> _Aim_:
Copy the data exactly as it appears, and do not include any pictures.
--- Start of Information shown ---
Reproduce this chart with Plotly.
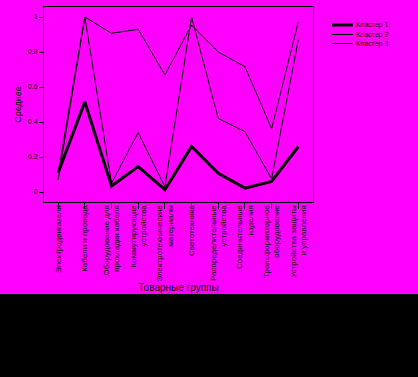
import plotly.graph_objects as go

categories = ["Электродвигатели", "Кабели и провода", "Оборудование для<br>прокладки кабеля",
              "Коммутирующие<br>устройства", "Электротехнические<br>материалы", "Светотехника",
              "Распределительные<br>устройства", "Соединительные<br>изделия",
              "Трансформаторное<br>оборудование", "Устройства защиты<br>и управления"]
cluster1 = [0.11, 0.515, 0.034, 0.145, 0.013, 0.26, 0.107, 0.022, 0.06, 0.26]
cluster2 = [0.07, 1.0, 0.05, 0.34, 0.03, 1.0, 0.42, 0.345, 0.075, 0.869]
cluster3 = [0.11, 1.0, 0.907, 0.93, 0.669, 0.954, 0.80, 0.716, 0.362, 0.973]
series_names = ["Кластер 1", "Кластер 2", "Кластер 3"]
y_ticks = [0, 0.2, 0.4, 0.6, 0.8, 1]
y_ticktext = ["0", "0.2", "0.4", "0.6", "0.8", "1"]

W, H = 418, 377
L, R, T, B = 44, 313, 7, 202
pw, ph = R - L, B - T

def px(x):
    return (x - L) / pw

def py(y):
    return (B - y) / ph

xs = list(range(len(categories)))
fig = go.Figure()
widths = [3, 1, 1]
for name, vals, w in zip(series_names, [cluster1, cluster2, cluster3], widths):
    fig.add_trace(go.Scatter(x=xs, y=vals, mode="lines", name=name,
                             line=dict(color="black", width=w), showlegend=False))

shapes = [
    dict(type="rect", xref="paper", yref="paper", x0=px(-5), x1=px(W + 5),
         y0=py(H + 5), y1=py(294), fillcolor="black", line=dict(width=0), layer="above"),
]
annotations = []
leg_y = [25, 34.5, 43.5]
for name, w, yy in zip(series_names, widths, leg_y):
    shapes.append(dict(type="line", xref="paper", yref="paper", x0=px(332), x1=px(353),
                       y0=py(yy), y1=py(yy), line=dict(color="black", width=w)))
    annotations.append(dict(text=name, xref="paper", yref="paper", x=px(354), y=py(yy),
                            xanchor="left", yanchor="middle", showarrow=False,
                            font=dict(size=7, color="black", family="Arial")))

fig.update_layout(
    width=W, height=H,
    margin=dict(l=L, r=W - R, t=T, b=H - B),
    paper_bgcolor="#FF00FF", plot_bgcolor="#FF00FF",
    font=dict(family="Arial", color="black", size=7),
    shapes=shapes, annotations=annotations,
    xaxis=dict(range=[-0.53, 9.55], tickmode="array", tickvals=xs, ticktext=categories,
               tickangle=-90, ticks="outside", ticklen=6, tickcolor="black",
               showline=True, mirror=True, linecolor="black", linewidth=1,
               showgrid=False, zeroline=False, tickfont=dict(size=8),
               ticklabelstandoff=-7,
               title=dict(text="Товарные группы", font=dict(size=10), standoff=0)),
    yaxis=dict(range=[-10 / 175, 1 + 10 / 175], tickmode="array", tickvals=y_ticks,
               ticktext=y_ticktext, ticks="outside", ticklen=4, tickcolor="black",
               showline=True, mirror=True, linecolor="black", linewidth=1,
               showgrid=False, zeroline=False, tickfont=dict(size=7),
               title=dict(text="Среднее", font=dict(size=9), standoff=4)),
)
fig.write_html("out.html", config={"displayModeBar": False},
               post_script="document.body.style.margin='0';document.body.style.padding='0';")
--- End of Information shown ---
> _Full answer_:
Reproduce this chart with Plotly.
import plotly.graph_objects as go

categories = ["Электродвигатели", "Кабели и провода", "Оборудование для<br>прокладки кабеля",
              "Коммутирующие<br>устройства", "Электротехнические<br>материалы", "Светотехника",
              "Распределительные<br>устройства", "Соединительные<br>изделия",
              "Трансформаторное<br>оборудование", "Устройства защиты<br>и управления"]
cluster1 = [0.11, 0.515, 0.034, 0.145, 0.013, 0.26, 0.107, 0.022, 0.06, 0.26]
cluster2 = [0.07, 1.0, 0.05, 0.34, 0.03, 1.0, 0.42, 0.345, 0.075, 0.869]
cluster3 = [0.11, 1.0, 0.907, 0.93, 0.669, 0.954, 0.80, 0.716, 0.362, 0.973]
series_names = ["Кластер 1", "Кластер 2", "Кластер 3"]
y_ticks = [0, 0.2, 0.4, 0.6, 0.8, 1]
y_ticktext = ["0", "0.2", "0.4", "0.6", "0.8", "1"]

W, H = 418, 377
L, R, T, B = 44, 313, 7, 202
pw, ph = R - L, B - T

def px(x):
    return (x - L) / pw

def py(y):
    return (B - y) / ph

xs = list(range(len(categories)))
fig = go.Figure()
widths = [3, 1, 1]
for name, vals, w in zip(series_names, [cluster1, cluster2, cluster3], widths):
    fig.add_trace(go.Scatter(x=xs, y=vals, mode="lines", name=name,
                             line=dict(color="black", width=w), showlegend=False))

shapes = [
    dict(type="rect", xref="paper", yref="paper", x0=px(-5), x1=px(W + 5),
         y0=py(H + 5), y1=py(294), fillcolor="black", line=dict(width=0), layer="above"),
]
annotations = []
leg_y = [25, 34.5, 43.5]
for name, w, yy in zip(series_names, widths, leg_y):
    shapes.append(dict(type="line", xref="paper", yref="paper", x0=px(332), x1=px(353),
                       y0=py(yy), y1=py(yy), line=dict(color="black", width=w)))
    annotations.append(dict(text=name, xref="paper", yref="paper", x=px(354), y=py(yy),
                            xanchor="left", yanchor="middle", showarrow=False,
                            font=dict(size=7, color="black", family="Arial")))

fig.update_layout(
    width=W, height=H,
    margin=dict(l=L, r=W - R, t=T, b=H - B),
    paper_bgcolor="#FF00FF", plot_bgcolor="#FF00FF",
    font=dict(family="Arial", color="black", size=7),
    shapes=shapes, annotations=annotations,
    xaxis=dict(range=[-0.53, 9.55], tickmode="array", tickvals=xs, ticktext=categories,
               tickangle=-90, ticks="outside", ticklen=6, tickcolor="black",
               showline=True, mirror=True, linecolor="black", linewidth=1,
               showgrid=False, zeroline=False, tickfont=dict(size=8),
               ticklabelstandoff=-7,
               title=dict(text="Товарные группы", font=dict(size=10), standoff=0)),
    yaxis=dict(range=[-10 / 175, 1 + 10 / 175], tickmode="array", tickvals=y_ticks,
               ticktext=y_ticktext, ticks="outside", ticklen=4, tickcolor="black",
               showline=True, mirror=True, linecolor="black", linewidth=1,
               showgrid=False, zeroline=False, tickfont=dict(size=7),
               title=dict(text="Среднее", font=dict(size=9), standoff=4)),
)
fig.write_html("out.html", config={"displayModeBar": False},
               post_script="document.body.style.margin='0';document.body.style.padding='0';")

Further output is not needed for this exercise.